### Material shown:

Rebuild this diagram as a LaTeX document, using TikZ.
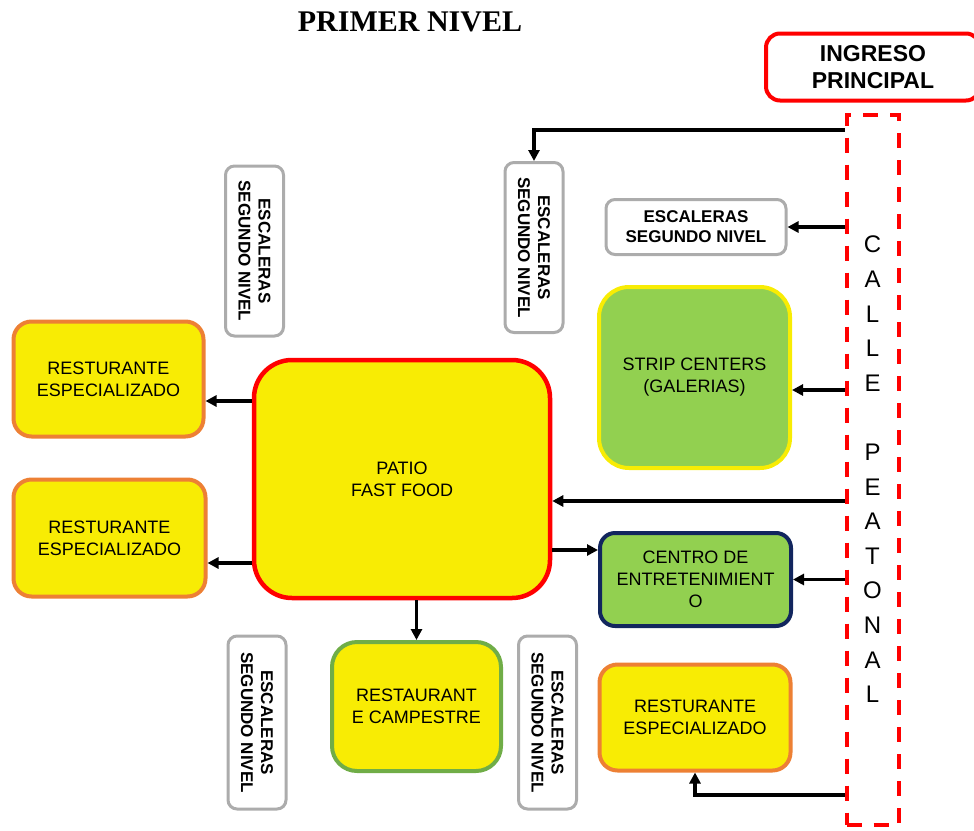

==

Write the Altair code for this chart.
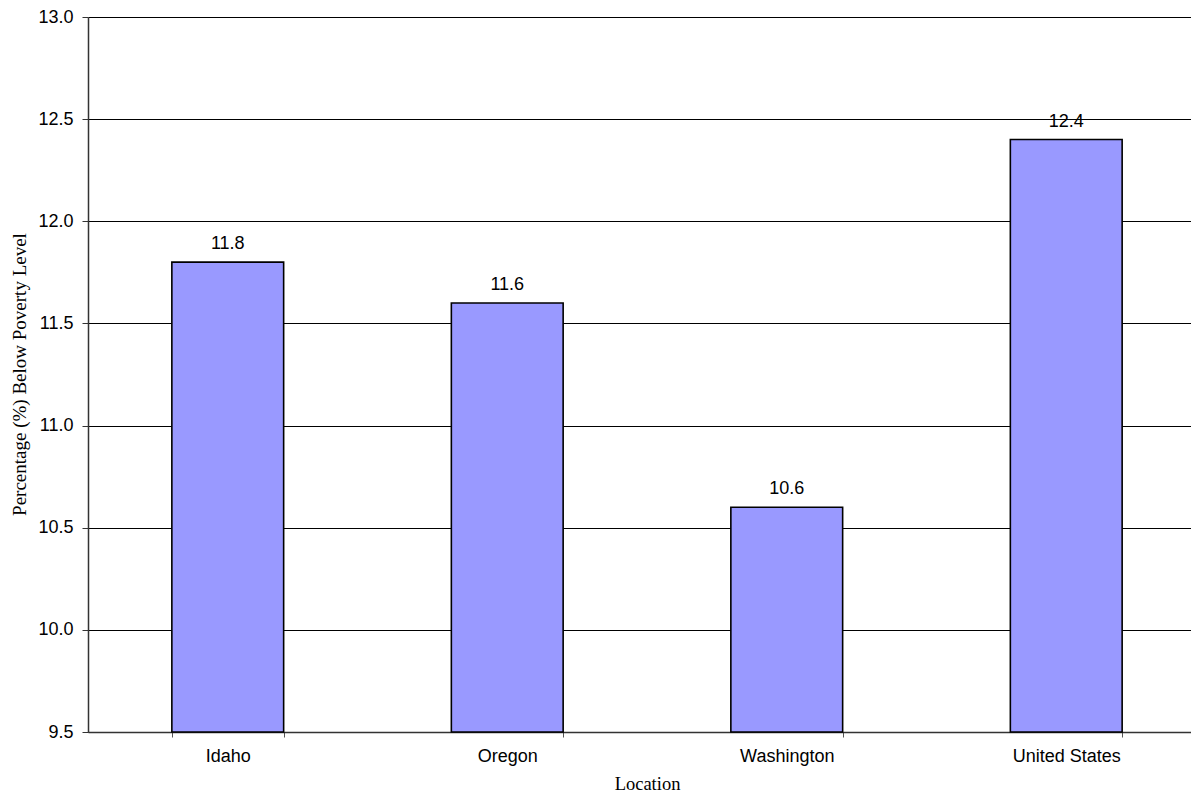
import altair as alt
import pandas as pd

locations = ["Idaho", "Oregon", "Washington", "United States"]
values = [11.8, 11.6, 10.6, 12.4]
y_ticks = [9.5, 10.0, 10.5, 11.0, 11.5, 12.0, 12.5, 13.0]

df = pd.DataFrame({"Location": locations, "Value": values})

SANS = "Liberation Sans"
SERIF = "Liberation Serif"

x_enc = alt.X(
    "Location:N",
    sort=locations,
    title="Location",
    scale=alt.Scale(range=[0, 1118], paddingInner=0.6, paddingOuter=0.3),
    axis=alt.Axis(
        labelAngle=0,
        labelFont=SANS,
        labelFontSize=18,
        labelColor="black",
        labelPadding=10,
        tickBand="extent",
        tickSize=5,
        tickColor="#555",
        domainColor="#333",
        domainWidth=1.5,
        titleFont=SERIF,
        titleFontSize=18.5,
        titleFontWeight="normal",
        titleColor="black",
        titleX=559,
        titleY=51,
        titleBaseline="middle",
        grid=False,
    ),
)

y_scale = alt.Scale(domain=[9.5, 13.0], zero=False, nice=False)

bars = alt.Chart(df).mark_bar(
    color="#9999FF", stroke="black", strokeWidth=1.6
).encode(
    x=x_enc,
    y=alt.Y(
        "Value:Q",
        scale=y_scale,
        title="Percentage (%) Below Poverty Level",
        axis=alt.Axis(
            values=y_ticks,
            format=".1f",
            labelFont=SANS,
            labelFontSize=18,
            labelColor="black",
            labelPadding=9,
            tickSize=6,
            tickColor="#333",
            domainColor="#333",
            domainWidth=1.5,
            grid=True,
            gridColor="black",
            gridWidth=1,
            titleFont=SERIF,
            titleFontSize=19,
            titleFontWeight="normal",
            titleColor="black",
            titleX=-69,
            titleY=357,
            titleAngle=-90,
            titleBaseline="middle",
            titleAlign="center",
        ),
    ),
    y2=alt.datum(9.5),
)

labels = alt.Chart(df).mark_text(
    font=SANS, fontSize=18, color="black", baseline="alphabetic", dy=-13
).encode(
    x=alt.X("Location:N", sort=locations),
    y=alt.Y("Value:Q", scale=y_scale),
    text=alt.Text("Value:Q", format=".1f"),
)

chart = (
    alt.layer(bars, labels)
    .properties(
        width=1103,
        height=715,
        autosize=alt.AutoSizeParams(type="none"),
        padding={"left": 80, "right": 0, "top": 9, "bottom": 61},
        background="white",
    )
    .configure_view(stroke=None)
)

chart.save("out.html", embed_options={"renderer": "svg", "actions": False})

==

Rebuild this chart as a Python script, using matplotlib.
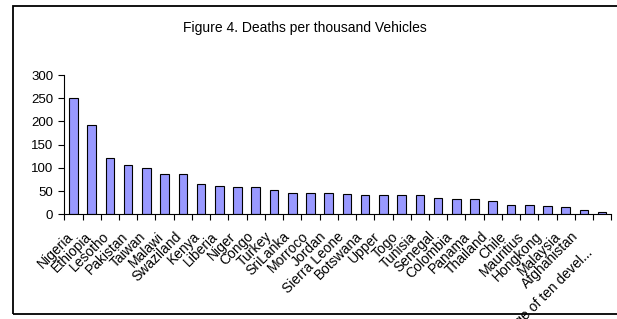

### Goal:
Among the entries, how many lines include the word "this"? Answer with a single number and nothing further.

### Answer in full:
3